Poster
in
Workshop: Attributing Model Behavior at Scale (ATTRIB)
Just Select Twice: Leveraging Low Quality Data to Improve Data Selection
Yifei Zhang · Yusen Jiao · Jiayi Chen · Jieyu Zhang · Frederic Sala
Data valuation is crucial for assessing the impact and quality of individual data points, enabling the ranking of data by importance for efficient data collection, storage, and training. Many data valuation methods are sensitive to outliers and require a certain level of noise to effectively distinguish low-quality data from high-quality data, making them particularly useful for data removal tasks. Especially, for instance, optimal transport based method exhibits notable performance in outlier detection but shows only moderate effectiveness in high-quality data selection, attributed to its property of sensitivity to outliers and insensitivity to small variations.
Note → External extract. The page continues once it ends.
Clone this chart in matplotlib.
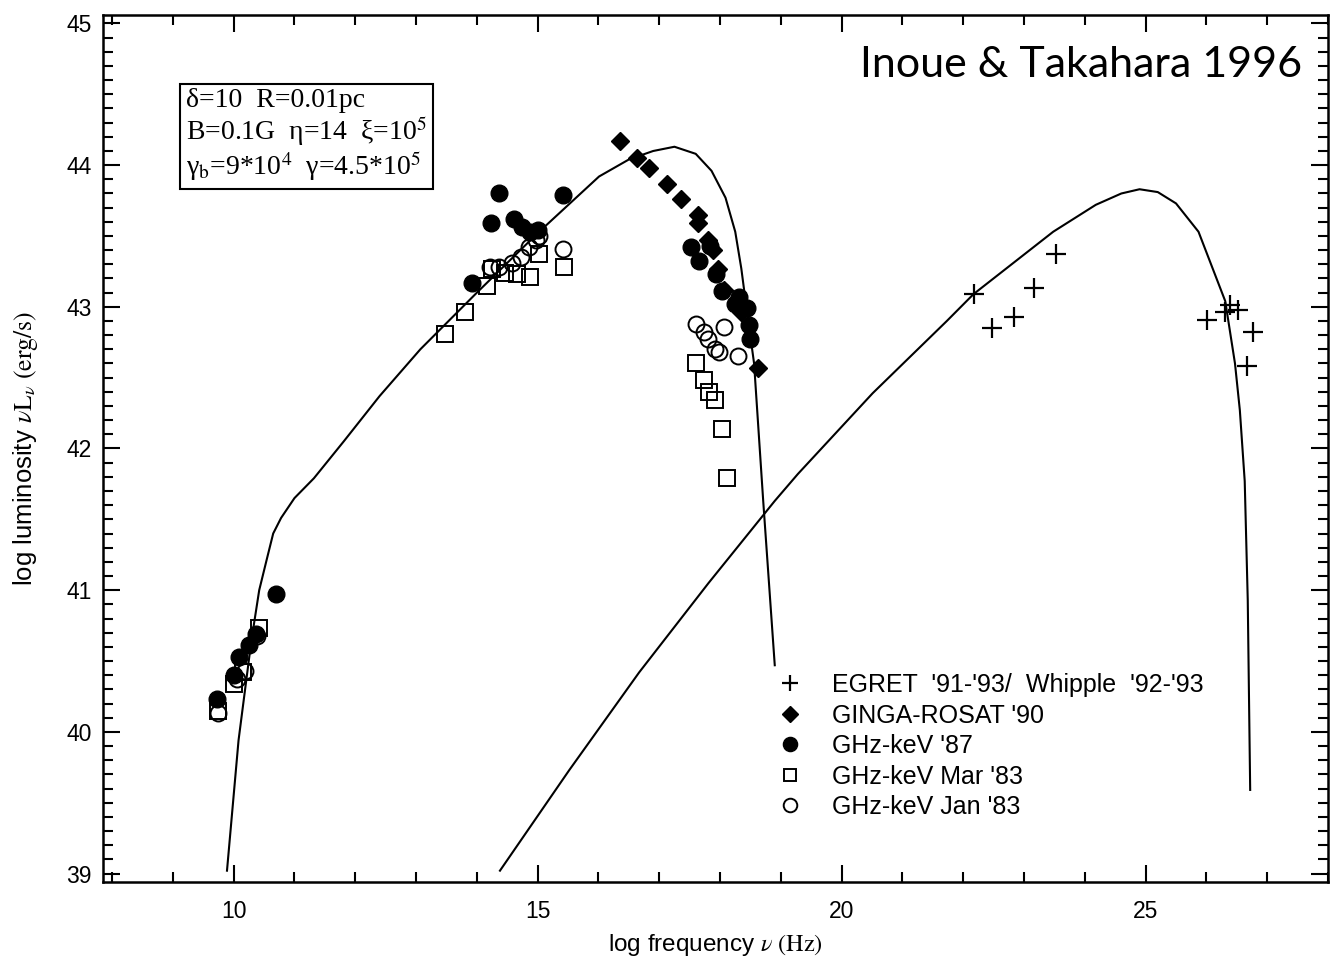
import numpy as np
import matplotlib
matplotlib.use("Agg")
import matplotlib.pyplot as plt
from matplotlib.ticker import MultipleLocator

plt.rcParams["font.family"] = ["Liberation Sans", "DejaVu Sans"]
plt.rcParams["mathtext.fontset"] = "stix"

# model curves (log nu, log nuLnu)
sync_x = [9.89, 10.08, 10.29, 10.42, 10.54, 10.65, 10.78, 11.0, 11.32, 11.81, 12.4,
          13.07, 14.0, 15.0, 16.01, 16.5, 16.9, 17.25, 17.6, 17.86, 18.09, 18.25,
          18.35, 18.42, 18.56, 18.71, 18.9]
sync_y = [39.02, 39.94, 40.64, 41.0, 41.21, 41.40, 41.51, 41.65, 41.79, 42.05, 42.37,
          42.70, 43.10, 43.52, 43.92, 44.04, 44.10, 44.13, 44.08, 43.96, 43.77, 43.53,
          43.27, 43.04, 42.6, 41.63, 40.47]

comp_x = [14.38, 15.52, 16.67, 17.81, 18.9, 19.28, 20.51, 21.73, 22.17, 23.48, 24.18,
          24.6, 24.9, 25.2, 25.5, 25.87, 26.31, 26.47, 26.55, 26.63, 26.68, 26.72]
comp_y = [39.02, 39.73, 40.42, 41.05, 41.63, 41.82, 42.39, 42.90, 43.09, 43.53, 43.72,
          43.80, 43.83, 43.81, 43.73, 43.53, 43.04, 42.60, 42.27, 41.77, 40.93, 39.59]

# observations
egret_x = [22.17, 22.48, 22.84, 23.17, 23.53, 26.01, 26.31, 26.39, 26.52, 26.76, 26.67]
egret_y = [43.09, 42.85, 42.93, 43.13, 43.37, 42.91, 42.96, 43.01, 42.98, 42.82, 42.58]

ginga_x = [16.36, 16.63, 16.83, 17.12, 17.35, 17.63, 17.63, 17.81, 17.89, 17.97, 18.07,
           18.3, 18.35, 18.63]
ginga_y = [44.17, 44.05, 43.98, 43.87, 43.76, 43.65, 43.59, 43.47, 43.40, 43.27, 43.12,
           43.04, 42.96, 42.57]

ghz87_x = [9.72, 10.0, 10.08, 10.25, 10.37, 10.70, 13.92, 14.23, 14.36, 14.61, 14.75,
           14.88, 15.0, 15.41, 17.53, 17.84, 17.65, 17.94, 18.04, 18.24, 18.32, 18.44,
           18.47, 18.5]
ghz87_y = [40.23, 40.40, 40.53, 40.61, 40.69, 40.97, 43.17, 43.59, 43.80, 43.62, 43.56,
           43.53, 43.54, 43.79, 43.42, 43.43, 43.32, 43.23, 43.11, 43.02, 43.07, 42.99,
           42.87, 42.77]

mar83_x = [9.75, 10.0, 10.15, 10.41, 13.48, 13.81, 14.17, 14.25, 14.46, 14.66, 14.87,
           15.03, 15.44, 17.61, 17.74, 17.82, 17.92, 18.04, 18.12]
mar83_y = [40.15, 40.34, 40.42, 40.73, 42.81, 42.96, 43.15, 43.27, 43.24, 43.23, 43.21,
           43.37, 43.28, 42.60, 42.48, 42.40, 42.34, 42.14, 41.79]

jan83_x = [9.75, 10.05, 10.19, 10.39, 14.22, 14.37, 14.58, 14.73, 14.86, 14.98, 15.03,
           15.41, 17.61, 17.73, 17.81, 17.91, 17.99, 18.07, 18.3]
jan83_y = [40.13, 40.37, 40.43, 40.68, 43.28, 43.28, 43.31, 43.35, 43.42, 43.47, 43.50,
           43.41, 42.88, 42.82, 42.77, 42.70, 42.68, 42.86, 42.65]

x_ticks = [10, 15, 20, 25]
y_ticks = [39, 40, 41, 42, 43, 44, 45]

fig = plt.figure(figsize=(13.32, 9.61), dpi=100)
ax = fig.add_axes([0.0773, 0.0822, 0.9197, 0.9022])

ax.plot(sync_x, sync_y, color="black", lw=1.5)
ax.plot(comp_x, comp_y, color="black", lw=1.5)

ax.plot(egret_x, egret_y, ls="none", marker="+", ms=14, mew=1.6, color="black",
        label="EGRET  '91-'93/  Whipple  '92-'93")
ax.plot(ginga_x, ginga_y, ls="none", marker="D", ms=9.5, color="black",
        label="GINGA-ROSAT '90")
ax.plot(ghz87_x, ghz87_y, ls="none", marker="o", ms=12, color="black",
        label="GHz-keV '87")
ax.plot(mar83_x, mar83_y, ls="none", marker="s", ms=11, mfc="none", mec="black",
        mew=1.4, label="GHz-keV Mar '83")
ax.plot(jan83_x, jan83_y, ls="none", marker="o", ms=11.5, mfc="none", mec="black",
        mew=1.4, label="GHz-keV Jan '83")

ax.set_xlim(7.85, 28.0)
ax.set_ylim(38.94, 45.06)
ax.set_xticks(x_ticks)
ax.set_yticks(y_ticks)
ax.xaxis.set_minor_locator(MultipleLocator(1))
ax.yaxis.set_minor_locator(MultipleLocator(0.1))
ax.tick_params(which="both", direction="in", top=True, right=True, width=1.5,
               labelsize=16.5)
ax.tick_params(which="major", length=12)
ax.tick_params(which="minor", length=7)
ax.tick_params(axis="x", pad=13)
ax.tick_params(axis="y", pad=8)
for s in ax.spines.values():
    s.set_linewidth(1.8)

ax.set_xlabel(r"log frequency $\nu\ \mathrm{(Hz)}$", fontsize=17.5)
ax.set_ylabel(r"log luminosity $\nu\mathrm{L}_{\nu}\ \mathrm{(erg/s)}$", fontsize=18.5)
ax.xaxis.set_label_coords(0.5, -0.058)
ax.yaxis.set_label_coords(-0.051, 0.5)

params = ("δ=10  R=0.01pc\n"
          "B=0.1G  η=14  ξ=10$^5$\n"
          "γ$_\\mathrm{b}$=9*10$^4$  γ=4.5*10$^5$")
ax.text(0.0675, 0.916, params, transform=ax.transAxes, va="top", ha="left",
        fontsize=20, family=["Liberation Serif"], linespacing=1.05,
        bbox=dict(boxstyle="square,pad=0.22", fc="white", ec="black", lw=1.5))

ax.legend(loc="upper left", bbox_to_anchor=(0.5506, 0.241), frameon=False,
          fontsize=18, handlelength=1.0, handletextpad=1.18, labelspacing=0.26,
          borderpad=0, borderaxespad=0, markerscale=0.85)

fig.text(1302 / 1332, 1 - 77 / 961, "Inoue & Takahara 1996", ha="right",
         va="baseline", fontsize=31, family=["Lato"])

fig.savefig("out.png", dpi=100)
To mitigate the issue of insensitivity to high-quality data and facilitate effective data selection, in this paper, we propose a straightforward two-stage approach, JST, that initially performs data valuation as usual, followed by a second-round data selection where the identified low-quality data points are designated as the validation set to perform data valuation again. In this way, high-quality data become outliers with the respect to new validation set and can be naturally popped out. We empirically evaluate our framework instantiated with optimal transport based method for data selection and data pruning on several standard datasets and our framework demonstrates superior performance compared to pure data valuation, especially under the condition with small noise. Additionally, we show the general applicability of our framework to influence function based and reinforcement learning based data valuation methods.